Renisha, her husband, and three children thrive in the 4-story community that has been their home for almost a decade. Like Renisha, many of our residents have families, and appreciate Alliance’s quiet, safe, and stable housing at Hiawatha Commons. In addition to the convenience of having nearby transportation and shopping, Renisha likes that neighbors know each other. She is thankful that on-site staff keeps everything clean, repaired, and most importantly, friendly and caring. She loves that her children go to school with other children in the building. Renisha is grateful that Alliance leased to her years ago and let her move into larger apartments as her family grew. Stable housing has provided a solid foundation for she and her family.

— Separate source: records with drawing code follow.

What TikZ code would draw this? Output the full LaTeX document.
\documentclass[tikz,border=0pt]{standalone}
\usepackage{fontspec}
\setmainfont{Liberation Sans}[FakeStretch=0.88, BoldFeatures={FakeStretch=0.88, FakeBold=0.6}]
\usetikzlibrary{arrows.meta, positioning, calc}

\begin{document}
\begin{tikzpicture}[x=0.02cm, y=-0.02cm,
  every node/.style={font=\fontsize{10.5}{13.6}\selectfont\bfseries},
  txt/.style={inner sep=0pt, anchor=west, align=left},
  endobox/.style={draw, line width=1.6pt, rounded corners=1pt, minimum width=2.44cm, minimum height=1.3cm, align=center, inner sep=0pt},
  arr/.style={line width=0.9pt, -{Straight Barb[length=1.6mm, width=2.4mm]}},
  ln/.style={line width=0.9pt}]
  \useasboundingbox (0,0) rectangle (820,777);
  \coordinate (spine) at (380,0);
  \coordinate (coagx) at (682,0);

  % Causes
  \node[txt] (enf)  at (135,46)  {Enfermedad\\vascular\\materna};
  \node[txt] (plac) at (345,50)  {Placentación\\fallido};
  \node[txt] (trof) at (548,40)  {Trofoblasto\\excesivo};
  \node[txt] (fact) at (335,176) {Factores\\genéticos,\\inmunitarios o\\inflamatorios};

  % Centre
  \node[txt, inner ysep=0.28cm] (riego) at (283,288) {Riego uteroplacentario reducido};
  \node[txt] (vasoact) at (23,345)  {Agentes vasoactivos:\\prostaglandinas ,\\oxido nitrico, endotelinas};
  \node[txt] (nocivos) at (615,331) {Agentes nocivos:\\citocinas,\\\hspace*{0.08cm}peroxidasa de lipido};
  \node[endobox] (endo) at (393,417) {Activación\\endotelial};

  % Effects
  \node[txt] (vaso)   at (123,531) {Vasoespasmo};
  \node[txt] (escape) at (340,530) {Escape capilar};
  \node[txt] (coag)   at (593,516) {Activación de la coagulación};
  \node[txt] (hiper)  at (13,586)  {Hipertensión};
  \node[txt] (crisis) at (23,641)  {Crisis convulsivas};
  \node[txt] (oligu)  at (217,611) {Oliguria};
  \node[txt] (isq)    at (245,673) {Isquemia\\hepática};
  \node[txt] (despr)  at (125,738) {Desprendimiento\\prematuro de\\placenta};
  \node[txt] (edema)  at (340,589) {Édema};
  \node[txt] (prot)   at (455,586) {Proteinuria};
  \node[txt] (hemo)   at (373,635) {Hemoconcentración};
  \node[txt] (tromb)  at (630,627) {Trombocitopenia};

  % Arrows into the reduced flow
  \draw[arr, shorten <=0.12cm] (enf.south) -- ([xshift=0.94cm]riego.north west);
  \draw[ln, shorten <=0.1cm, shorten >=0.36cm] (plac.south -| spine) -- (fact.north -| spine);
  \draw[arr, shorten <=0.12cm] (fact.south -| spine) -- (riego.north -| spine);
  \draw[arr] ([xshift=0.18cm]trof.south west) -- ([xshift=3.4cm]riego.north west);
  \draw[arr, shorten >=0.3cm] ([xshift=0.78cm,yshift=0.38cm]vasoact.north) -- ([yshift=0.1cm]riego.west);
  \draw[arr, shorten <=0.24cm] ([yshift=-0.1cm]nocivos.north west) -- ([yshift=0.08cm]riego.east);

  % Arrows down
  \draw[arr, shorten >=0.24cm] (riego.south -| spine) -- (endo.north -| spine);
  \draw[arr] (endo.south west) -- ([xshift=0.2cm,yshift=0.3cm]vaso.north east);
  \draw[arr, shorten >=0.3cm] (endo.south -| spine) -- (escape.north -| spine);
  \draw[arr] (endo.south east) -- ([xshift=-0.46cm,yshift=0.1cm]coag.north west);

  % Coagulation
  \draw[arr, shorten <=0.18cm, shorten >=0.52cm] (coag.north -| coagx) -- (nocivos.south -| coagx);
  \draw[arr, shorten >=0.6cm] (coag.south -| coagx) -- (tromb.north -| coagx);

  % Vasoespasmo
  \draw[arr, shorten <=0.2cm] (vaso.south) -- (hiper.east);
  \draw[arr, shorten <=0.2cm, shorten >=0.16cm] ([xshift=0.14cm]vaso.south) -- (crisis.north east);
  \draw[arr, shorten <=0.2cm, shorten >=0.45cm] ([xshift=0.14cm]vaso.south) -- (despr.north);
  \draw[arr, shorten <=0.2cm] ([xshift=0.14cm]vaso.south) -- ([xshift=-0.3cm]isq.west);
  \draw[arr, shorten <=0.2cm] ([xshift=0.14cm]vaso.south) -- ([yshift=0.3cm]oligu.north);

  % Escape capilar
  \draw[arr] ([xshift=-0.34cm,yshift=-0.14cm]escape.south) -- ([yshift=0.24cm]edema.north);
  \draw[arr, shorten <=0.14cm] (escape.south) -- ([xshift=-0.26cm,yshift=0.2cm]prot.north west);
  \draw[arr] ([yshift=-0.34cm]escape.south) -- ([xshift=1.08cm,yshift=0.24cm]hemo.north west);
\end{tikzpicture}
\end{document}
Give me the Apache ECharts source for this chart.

Video Highlights Alliance Tenant

Posted on: November 6th, 2018

Construction on Minnehaha Commons is recently underway.  As noted before, the property will be home to 44 adults, aged 55 years or older with a history of homelessness.  Older adults are a rapidly expanding portion of the homeless singles living in shelters in the community. In 2009, 11% of those who stayed overnight in shelters in Hennepin County were over 55. By 2015 that percentage had doubled. Given the demographic trends regarding the aging of the population as the baby boomer generation reaches retirement age, it is inevitable that the problem will continue to grow.

The staff and leadership of the Minnesota Department of Human Services (DHS) responded to Alliance’s very early questions about resources to house older adults who had experienced homelessness.  An early investment of DHS Live Well at Home funds (LWAH), was a catalyst investment and leverage for other public resources.

This video was produced as part of the 2017 LWAH grant award program.  Alliance Housing’s tenant, Pat Straw, is featured along with other older adults who also have experienced homelessness.  Their stories highlight some of the challenges of finding and keeping affordable housing by older adults.